Under the influence of homiletics, some preachers fashion themselves to be French impressionists — subtle, delicate, clever — but before we render Parisian sidewalks with individual brushstrokes we should prove that we can draw a pear in a bowl with a pencil. If some preaching aspires to the art gallery, some aspires to the locker room, but Sunday morning motivational speeches supplemented by life-hacks will wear thin over time. There are only so many ways to say, “Try harder; do better.”
Homiletics — not to say the instructors, who know better — teaches people to swing for the fences with the bases loaded (a.k.a. fields white unto harvest), but three strikeouts later, no baserunners have advanced because no one made contact with the ball, and no one wanted to lay down a sacrifice bunt. In preaching, as in baseball, sacrifice bunts or infield singles get people on base and move the runners along and sometimes even score runs. While every preacher wants to clear the fences, most of us do not have that kind of power, and we should take rather more pleasure to have made solid contact, allowing for the occasional inside-the-park homer, the ball careening oddly off the walls — clearly the work of the Holy Spirit.

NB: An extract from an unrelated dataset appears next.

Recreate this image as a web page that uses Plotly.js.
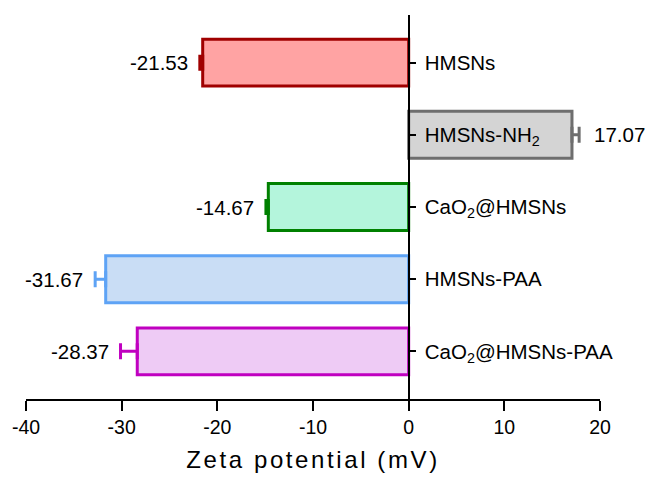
<!DOCTYPE html>
<html>
<head>
<meta charset="utf-8">
<script src="https://cdn.plot.ly/plotly-3.0.1.min.js"></script>
<style>
html,body{margin:0;padding:0;background:#fff;}
#chart{width:649px;height:479px;}
.xtitle{letter-spacing:2.6px;}
</style>
</head>
<body>
<div id="chart"></div>
<script>
const categories = ["HMSNs", "HMSNs-NH<sub>2</sub>", "CaO<sub>2</sub>@HMSNs", "HMSNs-PAA", "CaO<sub>2</sub>@HMSNs-PAA"];
const zetaValues = [-21.53, 17.07, -14.67, -31.67, -28.37];
const zetaErrors = [0.3, 0.75, 0.25, 1.1, 1.75];
const valueLabels = ["-21.53", "17.07", "-14.67", "-31.67", "-28.37"];
const fillColors = ["#FFA3A3", "#D4D4D4", "#B4F5DC", "#C9DDF5", "#EECBF5"];
const lineColors = ["#A00000", "#6E6E6E", "#008000", "#5EA3F5", "#C000C0"];
const xTicks = [-40, -30, -20, -10, 0, 10, 20];

const FONT = "Liberation Sans, Arial, sans-serif";

const traces = categories.map((c, i) => ({
  type: "bar",
  orientation: "h",
  y: [c],
  x: [zetaValues[i]],
  width: 0.65,
  marker: { color: fillColors[i], line: { color: lineColors[i], width: 3 } },
  error_x: {
    type: "data",
    symmetric: false,
    array: [zetaValues[i] > 0 ? zetaErrors[i] : 0],
    arrayminus: [zetaValues[i] < 0 ? zetaErrors[i] : 0],
    color: lineColors[i],
    thickness: 3,
    width: 8
  },
  hoverinfo: "skip",
  showlegend: false
}));

const annotations = categories.map((c, i) => {
  const neg = zetaValues[i] < 0;
  return {
    x: neg ? zetaValues[i] - zetaErrors[i] : zetaValues[i] + zetaErrors[i],
    y: c,
    xref: "x", yref: "y",
    text: valueLabels[i],
    showarrow: false,
    xanchor: neg ? "right" : "left",
    xshift: neg ? -10 : 13,
    font: { family: FONT, size: 20.5, color: "#000" }
  };
});

const layout = {
  width: 649, height: 479,
  margin: { l: 26, r: 49, t: 15, b: 80 },
  paper_bgcolor: "#fff", plot_bgcolor: "#fff",
  barmode: "overlay",
  showlegend: false,
  font: { family: FONT, color: "#000" },
  xaxis: {
    range: [-40, 20],
    tickvals: xTicks,
    ticktext: xTicks.map(String),
    showgrid: false, zeroline: false,
    showline: true, linecolor: "#000", linewidth: 2,
    ticks: "outside", ticklen: 10, tickwidth: 2, tickcolor: "#000",
    tickfont: { family: FONT, size: 19.5, color: "#000" },
    title: { text: "Zeta potential (mV)", font: { family: FONT, size: 24, color: "#000" }, standoff: 14 },
    fixedrange: true
  },
  yaxis: {
    type: "category",
    categoryorder: "array",
    categoryarray: categories,
    range: [4.66, -0.66],
    anchor: "free",
    position: 40 / 60,
    side: "right",
    showgrid: false, zeroline: false,
    showline: true, linecolor: "#000", linewidth: 2,
    ticks: "outside", ticklen: 6, tickwidth: 2, tickcolor: "#000",
    ticklabelstandoff: 5,
    tickfont: { family: FONT, size: 20.5, color: "#000" },
    fixedrange: true
  },
  annotations: annotations
};

Plotly.newPlot("chart", traces, layout, { displayModeBar: false, staticPlot: true });
</script>
</body>
</html>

Am I really arguing for the end of homiletics? That’s a little severe, isn’t it? One might even say rhetorical. But what if we were to say that by “homiletics” we mean nothing more or less than the applied convergence of biblical exegesis, the cure of souls, and ascetical theology. Biblical exegesis, because preaching must always be the proclamation of God’s word. The cure of souls, because preaching is for the edification of God’s people. Ascetical theology, because preaching is the spiritual act of a servant and preachers must preach what they practice.
*In the interest of self-disclosure (a.k.a. –preservation), I might point out that my Dean (a.k.a. boss) is an exceedingly well-trained professor of homiletics, very broad-minded, with a marvelous sense of humor. Aren’t you, Dean?